December 01, 2009 By: dorolerium Category: TV

A respected prosecutor is murdered, which naturally means there are a lot of suspects since he’s responsible for putting tons of people in jail.  It’s another convoluted plot that I absolutely loved, with plenty of questions about who the victim really was and how he became involved in all the crazy things he was doing.

At first the guy seems squeaky clean, but as we see more and more, we find out he was using a call girl service and was way more involved in that than you would ever think!  In fact, one of the detectives asks why a respected prosecutor would become a pimp, and Castle says “The outfits.“  I mean, who doesn’t want to wear a fedora around the town!

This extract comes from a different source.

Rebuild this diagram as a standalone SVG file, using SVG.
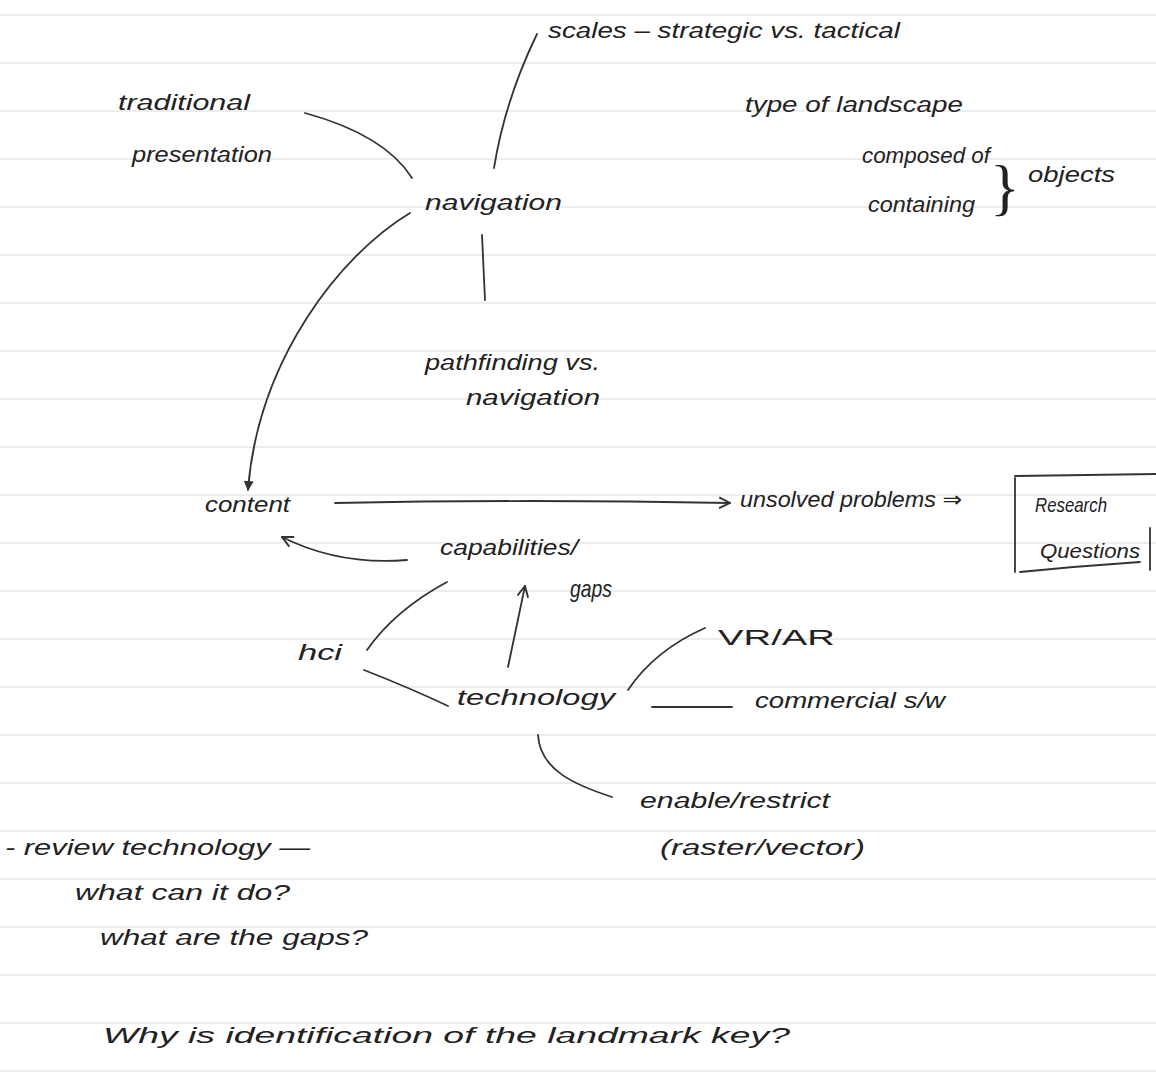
<svg xmlns="http://www.w3.org/2000/svg" width="1156" height="1086" viewBox="0 0 1156 1086">
<defs>
<style>
.rule{stroke:#ededed;stroke-width:2}
text{font-family:"Liberation Sans","DejaVu Sans",sans-serif;font-style:italic;font-size:22px;fill:#222}
.c{fill:none;stroke:#333;stroke-width:1.8;stroke-linecap:round}
</style>
<marker id="tri" viewBox="0 0 10 10" refX="9" refY="5" markerWidth="10" markerHeight="10" orient="auto-start-reverse" markerUnits="userSpaceOnUse">
<path d="M0,0 L10,5 L0,10 z" fill="#333"/>
</marker>
<marker id="open" viewBox="0 0 12 12" refX="11" refY="6" markerWidth="13" markerHeight="13" orient="auto" markerUnits="userSpaceOnUse">
<path d="M1,1 L11,6 L1,11" fill="none" stroke="#333" stroke-width="1.8"/>
</marker>
</defs>
<rect width="1156" height="1086" fill="#ffffff"/>
<g id="paper">
<line class="rule" x1="0" y1="15" x2="1156" y2="15"/>
<line class="rule" x1="0" y1="63" x2="1156" y2="63"/>
<line class="rule" x1="0" y1="111" x2="1156" y2="111"/>
<line class="rule" x1="0" y1="159" x2="1156" y2="159"/>
<line class="rule" x1="0" y1="207" x2="1156" y2="207"/>
<line class="rule" x1="0" y1="255" x2="1156" y2="255"/>
<line class="rule" x1="0" y1="303" x2="1156" y2="303"/>
<line class="rule" x1="0" y1="351" x2="1156" y2="351"/>
<line class="rule" x1="0" y1="399" x2="1156" y2="399"/>
<line class="rule" x1="0" y1="447" x2="1156" y2="447"/>
<line class="rule" x1="0" y1="495" x2="1156" y2="495"/>
<line class="rule" x1="0" y1="543" x2="1156" y2="543"/>
<line class="rule" x1="0" y1="591" x2="1156" y2="591"/>
<line class="rule" x1="0" y1="639" x2="1156" y2="639"/>
<line class="rule" x1="0" y1="687" x2="1156" y2="687"/>
<line class="rule" x1="0" y1="735" x2="1156" y2="735"/>
<line class="rule" x1="0" y1="783" x2="1156" y2="783"/>
<line class="rule" x1="0" y1="831" x2="1156" y2="831"/>
<line class="rule" x1="0" y1="879" x2="1156" y2="879"/>
<line class="rule" x1="0" y1="927" x2="1156" y2="927"/>
<line class="rule" x1="0" y1="975" x2="1156" y2="975"/>
<line class="rule" x1="0" y1="1023" x2="1156" y2="1023"/>
<line class="rule" x1="0" y1="1071" x2="1156" y2="1071"/>
</g>
<g id="connectors">
<path class="c" d="M537,34 Q505,100 494,168"/>
<path class="c" d="M305,113 Q385,135 412,178"/>
<path class="c" d="M410,213 C340,255 258,360 248,490" marker-end="url(#tri)"/>
<path class="c" d="M482,235 L485,300"/>
<path class="c" d="M335,503 Q530,499 730,503" marker-end="url(#open)"/>
<path class="c" d="M407,560 C360,564 320,556 282,537" marker-end="url(#open)"/>
<path class="c" d="M367,650 Q395,610 447,582"/>
<path class="c" d="M364,670 Q410,688 448,706"/>
<path class="c" d="M508,667 L525,586" marker-end="url(#open)"/>
<path class="c" d="M628,690 Q655,650 705,628"/>
<path class="c" d="M652,707 L732,707"/>
<path class="c" d="M538,735 C540,770 575,785 612,797"/>
</g>
<g id="scales"><text x="548" y="38" textLength="352" lengthAdjust="spacingAndGlyphs">scales – strategic vs. tactical</text></g>
<g id="traditional"><text x="118" y="110" textLength="132" lengthAdjust="spacingAndGlyphs">traditional</text><text x="132" y="162" textLength="140" lengthAdjust="spacingAndGlyphs">presentation</text></g>
<g id="navigation"><text x="425" y="210" textLength="137" lengthAdjust="spacingAndGlyphs">navigation</text></g>
<g id="landscape"><text x="745" y="112" textLength="218" lengthAdjust="spacingAndGlyphs">type of landscape</text>
<text x="862" y="163" textLength="128" lengthAdjust="spacingAndGlyphs">composed of</text>
<text x="868" y="212" textLength="107" lengthAdjust="spacingAndGlyphs">containing</text>
<text x="990" y="208" style="font-size:62px;font-style:normal;font-family:'Liberation Serif',serif">}</text>
<text x="1028" y="182" textLength="87" lengthAdjust="spacingAndGlyphs">objects</text></g>
<g id="pathfinding"><text x="425" y="370" textLength="175" lengthAdjust="spacingAndGlyphs">pathfinding vs.</text><text x="466" y="405" textLength="134" lengthAdjust="spacingAndGlyphs">navigation</text></g>
<g id="content"><text x="205" y="512" textLength="85" lengthAdjust="spacingAndGlyphs">content</text></g>
<g id="unsolved"><text x="740" y="507" textLength="222" lengthAdjust="spacingAndGlyphs">unsolved problems ⇒</text></g>
<g id="research">
<path class="c" d="M1015,478 L1015,572 M1015,476 L1156,474 M1020,572 Q1080,566 1140,562 M1150,528 L1150,570"/>
<text x="1035" y="512" textLength="72" lengthAdjust="spacingAndGlyphs" style="font-size:21px">Research</text>
<text x="1040" y="558" textLength="100" lengthAdjust="spacingAndGlyphs" style="font-size:21px">Questions</text></g>
<g id="capabilities"><text x="440" y="555" textLength="138" lengthAdjust="spacingAndGlyphs">capabilities/</text><text x="570" y="597" textLength="42" lengthAdjust="spacingAndGlyphs" style="font-size:24px">gaps</text></g>
<g id="hci"><text x="298" y="660" textLength="44" lengthAdjust="spacingAndGlyphs">hci</text></g>
<g id="technology"><text x="457" y="705" textLength="158" lengthAdjust="spacingAndGlyphs">technology</text></g>
<g id="vrar"><text x="718" y="645" textLength="117" lengthAdjust="spacingAndGlyphs" style="font-style:normal">VR/AR</text></g>
<g id="commercial"><text x="755" y="708" textLength="190" lengthAdjust="spacingAndGlyphs">commercial s/w</text></g>
<g id="enable"><text x="640" y="808" textLength="190" lengthAdjust="spacingAndGlyphs">enable/restrict</text><text x="660" y="855" textLength="205" lengthAdjust="spacingAndGlyphs">(raster/vector)</text></g>
<g id="notes">
<text x="5" y="855" textLength="305" lengthAdjust="spacingAndGlyphs">- review technology —</text>
<text x="75" y="900" textLength="215" lengthAdjust="spacingAndGlyphs">what can it do?</text>
<text x="100" y="945" textLength="268" lengthAdjust="spacingAndGlyphs">what are the gaps?</text>
<text x="103" y="1043" textLength="687" lengthAdjust="spacingAndGlyphs">Why is identification of the landmark key?</text>
</g>
</svg>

So it turns out that the victim was actually running the call girl ring, because he had managed to put the original owner away and took over the business.  Some of his employees decided to pull one over on him and take the business, and ultimately he ended up dead over it.

One of the call girls befriends Castle and even shows up at his house!  I was wondering at first how she managed to find out where he lived, but she apparently has a client in the publishing world.  She’s a really sad case, a girl who goes to New York to try and make her way in the lawyering world, but ends up down on her luck and becomes a call girl.  I know that’s certainly what I considered when I was unemployed, because who wouldn’t!  You know, who would work at a nice restaurant or something when you can be an escort?

Anyway, she turns out to be a great con artist and ultimately they figure out she was responsible for the murder.  She thought she could run the business herself, and the victim didn’t want to give the business up, so she took matters into her own hands.  All of us, including Castle and Beckett, were played by this girl.  But amusingly enough, when Castle calls her on the call girl line, she asks how he got the number and he said he had a friend in the publishing world.  Way to use a source both ways!